** begin **
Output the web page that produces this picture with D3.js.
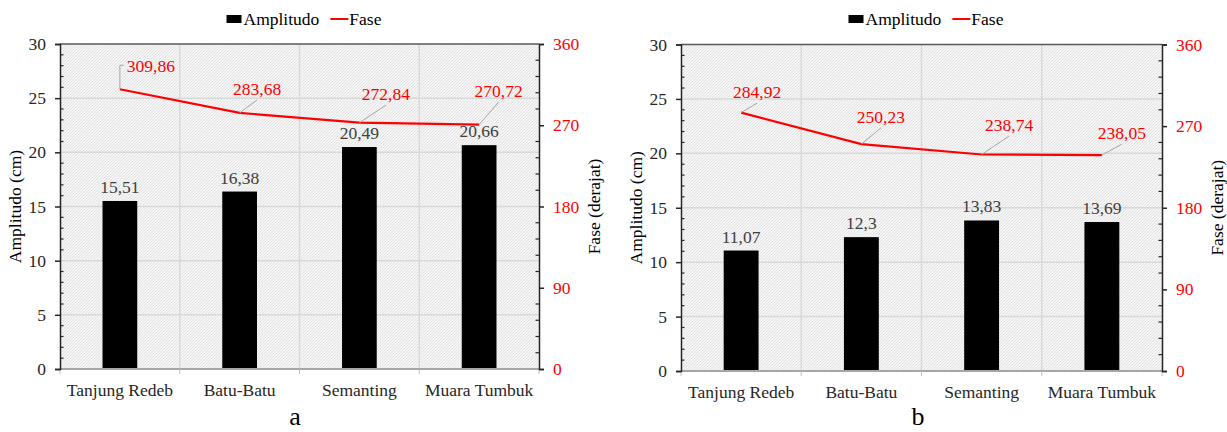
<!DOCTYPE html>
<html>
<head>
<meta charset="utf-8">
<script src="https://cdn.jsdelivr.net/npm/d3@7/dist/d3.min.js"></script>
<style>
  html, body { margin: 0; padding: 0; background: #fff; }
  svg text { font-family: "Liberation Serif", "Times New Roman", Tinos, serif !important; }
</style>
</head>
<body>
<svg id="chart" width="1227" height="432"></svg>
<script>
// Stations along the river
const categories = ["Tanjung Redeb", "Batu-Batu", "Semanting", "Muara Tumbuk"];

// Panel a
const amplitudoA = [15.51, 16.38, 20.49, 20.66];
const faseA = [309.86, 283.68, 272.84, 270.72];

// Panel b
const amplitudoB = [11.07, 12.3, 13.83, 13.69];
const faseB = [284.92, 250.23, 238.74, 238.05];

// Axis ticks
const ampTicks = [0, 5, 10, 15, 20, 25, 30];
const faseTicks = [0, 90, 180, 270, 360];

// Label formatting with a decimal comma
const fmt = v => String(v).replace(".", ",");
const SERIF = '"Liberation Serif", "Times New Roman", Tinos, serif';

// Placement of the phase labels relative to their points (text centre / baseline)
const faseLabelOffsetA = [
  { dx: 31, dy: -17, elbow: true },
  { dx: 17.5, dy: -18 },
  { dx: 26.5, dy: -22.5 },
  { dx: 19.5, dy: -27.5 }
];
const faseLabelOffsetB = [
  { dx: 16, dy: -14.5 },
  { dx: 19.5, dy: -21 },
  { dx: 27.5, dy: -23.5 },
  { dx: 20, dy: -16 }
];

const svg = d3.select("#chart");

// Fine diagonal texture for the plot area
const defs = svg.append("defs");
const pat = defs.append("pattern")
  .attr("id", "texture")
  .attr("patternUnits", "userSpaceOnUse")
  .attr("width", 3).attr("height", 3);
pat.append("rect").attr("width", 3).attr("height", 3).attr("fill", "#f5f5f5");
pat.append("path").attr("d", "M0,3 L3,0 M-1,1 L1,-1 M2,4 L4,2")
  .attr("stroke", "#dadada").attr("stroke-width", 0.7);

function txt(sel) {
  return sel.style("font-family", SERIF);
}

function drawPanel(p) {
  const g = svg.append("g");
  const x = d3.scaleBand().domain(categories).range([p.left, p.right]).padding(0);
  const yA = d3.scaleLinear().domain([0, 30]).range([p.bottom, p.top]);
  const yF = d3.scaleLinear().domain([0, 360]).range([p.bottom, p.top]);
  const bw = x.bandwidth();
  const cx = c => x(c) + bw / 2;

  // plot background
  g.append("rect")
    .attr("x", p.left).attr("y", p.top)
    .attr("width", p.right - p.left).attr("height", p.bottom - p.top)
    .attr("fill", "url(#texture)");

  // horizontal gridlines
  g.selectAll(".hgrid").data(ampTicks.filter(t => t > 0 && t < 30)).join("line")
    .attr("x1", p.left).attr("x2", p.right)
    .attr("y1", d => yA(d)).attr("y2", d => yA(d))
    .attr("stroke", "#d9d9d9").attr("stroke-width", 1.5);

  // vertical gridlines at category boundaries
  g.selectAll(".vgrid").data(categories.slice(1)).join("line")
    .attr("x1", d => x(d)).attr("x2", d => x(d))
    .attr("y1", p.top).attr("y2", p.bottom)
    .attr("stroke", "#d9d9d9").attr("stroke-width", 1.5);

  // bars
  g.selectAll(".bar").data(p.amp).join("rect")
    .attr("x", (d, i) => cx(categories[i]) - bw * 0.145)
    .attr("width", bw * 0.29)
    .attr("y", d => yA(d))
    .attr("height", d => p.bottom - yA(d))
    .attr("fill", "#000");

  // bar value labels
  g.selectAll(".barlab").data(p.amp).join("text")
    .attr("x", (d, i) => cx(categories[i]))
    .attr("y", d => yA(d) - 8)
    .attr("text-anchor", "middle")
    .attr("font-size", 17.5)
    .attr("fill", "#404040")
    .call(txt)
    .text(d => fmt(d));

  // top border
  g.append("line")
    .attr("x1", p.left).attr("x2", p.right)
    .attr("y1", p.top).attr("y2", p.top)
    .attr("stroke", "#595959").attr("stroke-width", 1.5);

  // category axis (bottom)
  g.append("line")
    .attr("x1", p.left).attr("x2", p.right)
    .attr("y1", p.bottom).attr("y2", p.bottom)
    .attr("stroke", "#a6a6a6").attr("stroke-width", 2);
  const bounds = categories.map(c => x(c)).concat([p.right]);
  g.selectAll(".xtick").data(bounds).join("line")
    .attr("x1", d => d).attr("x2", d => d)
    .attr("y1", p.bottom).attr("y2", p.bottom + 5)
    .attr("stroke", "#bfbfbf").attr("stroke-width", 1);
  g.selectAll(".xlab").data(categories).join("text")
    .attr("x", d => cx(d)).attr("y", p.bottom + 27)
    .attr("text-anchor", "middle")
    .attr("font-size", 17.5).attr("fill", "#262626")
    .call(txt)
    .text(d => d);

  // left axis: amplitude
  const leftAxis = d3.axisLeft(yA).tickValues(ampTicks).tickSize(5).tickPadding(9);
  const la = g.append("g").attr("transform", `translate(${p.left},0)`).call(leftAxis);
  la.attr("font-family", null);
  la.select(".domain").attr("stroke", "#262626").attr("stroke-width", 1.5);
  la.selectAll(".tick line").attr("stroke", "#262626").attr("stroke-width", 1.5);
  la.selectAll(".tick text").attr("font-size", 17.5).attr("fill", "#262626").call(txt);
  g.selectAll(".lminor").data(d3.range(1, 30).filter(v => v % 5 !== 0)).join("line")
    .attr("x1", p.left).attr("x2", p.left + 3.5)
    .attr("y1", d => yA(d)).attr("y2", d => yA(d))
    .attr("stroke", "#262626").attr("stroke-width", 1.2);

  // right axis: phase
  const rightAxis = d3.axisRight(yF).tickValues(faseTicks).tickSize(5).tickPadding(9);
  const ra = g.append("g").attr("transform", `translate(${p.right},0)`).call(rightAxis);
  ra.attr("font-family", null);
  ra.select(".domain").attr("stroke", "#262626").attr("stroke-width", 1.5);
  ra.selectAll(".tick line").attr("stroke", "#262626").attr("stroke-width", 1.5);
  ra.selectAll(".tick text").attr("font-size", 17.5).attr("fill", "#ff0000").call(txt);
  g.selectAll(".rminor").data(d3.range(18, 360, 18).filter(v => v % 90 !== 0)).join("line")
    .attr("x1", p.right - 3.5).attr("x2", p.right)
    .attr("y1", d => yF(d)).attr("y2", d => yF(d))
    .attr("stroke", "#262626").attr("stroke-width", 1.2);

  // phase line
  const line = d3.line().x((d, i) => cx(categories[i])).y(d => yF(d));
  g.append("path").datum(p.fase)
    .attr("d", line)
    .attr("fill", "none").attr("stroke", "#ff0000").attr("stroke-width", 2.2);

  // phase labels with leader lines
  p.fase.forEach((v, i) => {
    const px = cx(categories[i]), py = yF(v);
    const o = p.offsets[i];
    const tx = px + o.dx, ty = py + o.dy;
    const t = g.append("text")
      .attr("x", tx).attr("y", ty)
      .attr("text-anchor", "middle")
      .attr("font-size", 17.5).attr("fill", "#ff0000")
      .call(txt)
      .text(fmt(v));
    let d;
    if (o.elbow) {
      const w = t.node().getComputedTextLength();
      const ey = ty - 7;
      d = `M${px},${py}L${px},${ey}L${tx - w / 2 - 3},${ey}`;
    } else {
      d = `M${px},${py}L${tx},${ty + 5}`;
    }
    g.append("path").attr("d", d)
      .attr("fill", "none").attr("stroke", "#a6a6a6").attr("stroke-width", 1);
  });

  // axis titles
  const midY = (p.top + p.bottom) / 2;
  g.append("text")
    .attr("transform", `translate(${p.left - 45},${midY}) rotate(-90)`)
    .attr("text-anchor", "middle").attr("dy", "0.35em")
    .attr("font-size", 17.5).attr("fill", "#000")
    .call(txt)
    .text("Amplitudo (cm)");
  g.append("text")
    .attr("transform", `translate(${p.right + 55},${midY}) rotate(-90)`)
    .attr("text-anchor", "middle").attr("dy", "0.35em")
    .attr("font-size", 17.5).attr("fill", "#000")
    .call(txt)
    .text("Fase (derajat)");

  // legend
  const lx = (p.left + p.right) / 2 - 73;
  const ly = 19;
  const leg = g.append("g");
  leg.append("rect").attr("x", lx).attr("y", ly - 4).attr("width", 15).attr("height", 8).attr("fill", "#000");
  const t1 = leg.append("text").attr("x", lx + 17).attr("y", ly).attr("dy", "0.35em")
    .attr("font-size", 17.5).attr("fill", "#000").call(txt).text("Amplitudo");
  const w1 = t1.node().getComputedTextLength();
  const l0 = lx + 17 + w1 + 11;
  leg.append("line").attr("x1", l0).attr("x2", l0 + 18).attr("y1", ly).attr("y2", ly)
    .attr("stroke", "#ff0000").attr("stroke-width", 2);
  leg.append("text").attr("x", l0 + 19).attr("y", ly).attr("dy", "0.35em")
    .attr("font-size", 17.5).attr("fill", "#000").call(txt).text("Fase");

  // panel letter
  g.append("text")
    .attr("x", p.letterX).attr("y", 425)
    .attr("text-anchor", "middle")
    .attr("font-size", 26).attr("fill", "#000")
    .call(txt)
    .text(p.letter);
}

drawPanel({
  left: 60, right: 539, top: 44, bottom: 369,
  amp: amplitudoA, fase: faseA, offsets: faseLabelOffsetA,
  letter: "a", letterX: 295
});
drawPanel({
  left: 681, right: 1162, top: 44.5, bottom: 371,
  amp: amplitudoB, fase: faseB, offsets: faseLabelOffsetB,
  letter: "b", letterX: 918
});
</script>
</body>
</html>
** end **
Every line from the start of the listing above through the line with "const cx = c => x(c) + bw / 2;" should be repeated exactly; skip the pictures and add nothing else.

Output the web page that produces this picture with D3.js.
<!DOCTYPE html>
<html>
<head>
<meta charset="utf-8">
<script src="https://cdn.jsdelivr.net/npm/d3@7/dist/d3.min.js"></script>
<style>
  html, body { margin: 0; padding: 0; background: #fff; }
  svg text { font-family: "Liberation Serif", "Times New Roman", Tinos, serif !important; }
</style>
</head>
<body>
<svg id="chart" width="1227" height="432"></svg>
<script>
// Stations along the river
const categories = ["Tanjung Redeb", "Batu-Batu", "Semanting", "Muara Tumbuk"];

// Panel a
const amplitudoA = [15.51, 16.38, 20.49, 20.66];
const faseA = [309.86, 283.68, 272.84, 270.72];

// Panel b
const amplitudoB = [11.07, 12.3, 13.83, 13.69];
const faseB = [284.92, 250.23, 238.74, 238.05];

// Axis ticks
const ampTicks = [0, 5, 10, 15, 20, 25, 30];
const faseTicks = [0, 90, 180, 270, 360];

// Label formatting with a decimal comma
const fmt = v => String(v).replace(".", ",");
const SERIF = '"Liberation Serif", "Times New Roman", Tinos, serif';

// Placement of the phase labels relative to their points (text centre / baseline)
const faseLabelOffsetA = [
  { dx: 31, dy: -17, elbow: true },
  { dx: 17.5, dy: -18 },
  { dx: 26.5, dy: -22.5 },
  { dx: 19.5, dy: -27.5 }
];
const faseLabelOffsetB = [
  { dx: 16, dy: -14.5 },
  { dx: 19.5, dy: -21 },
  { dx: 27.5, dy: -23.5 },
  { dx: 20, dy: -16 }
];

const svg = d3.select("#chart");

// Fine diagonal texture for the plot area
const defs = svg.append("defs");
const pat = defs.append("pattern")
  .attr("id", "texture")
  .attr("patternUnits", "userSpaceOnUse")
  .attr("width", 3).attr("height", 3);
pat.append("rect").attr("width", 3).attr("height", 3).attr("fill", "#f5f5f5");
pat.append("path").attr("d", "M0,3 L3,0 M-1,1 L1,-1 M2,4 L4,2")
  .attr("stroke", "#dadada").attr("stroke-width", 0.7);

function txt(sel) {
  return sel.style("font-family", SERIF);
}

function drawPanel(p) {
  const g = svg.append("g");
  const x = d3.scaleBand().domain(categories).range([p.left, p.right]).padding(0);
  const yA = d3.scaleLinear().domain([0, 30]).range([p.bottom, p.top]);
  const yF = d3.scaleLinear().domain([0, 360]).range([p.bottom, p.top]);
  const bw = x.bandwidth();
  const cx = c => x(c) + bw / 2;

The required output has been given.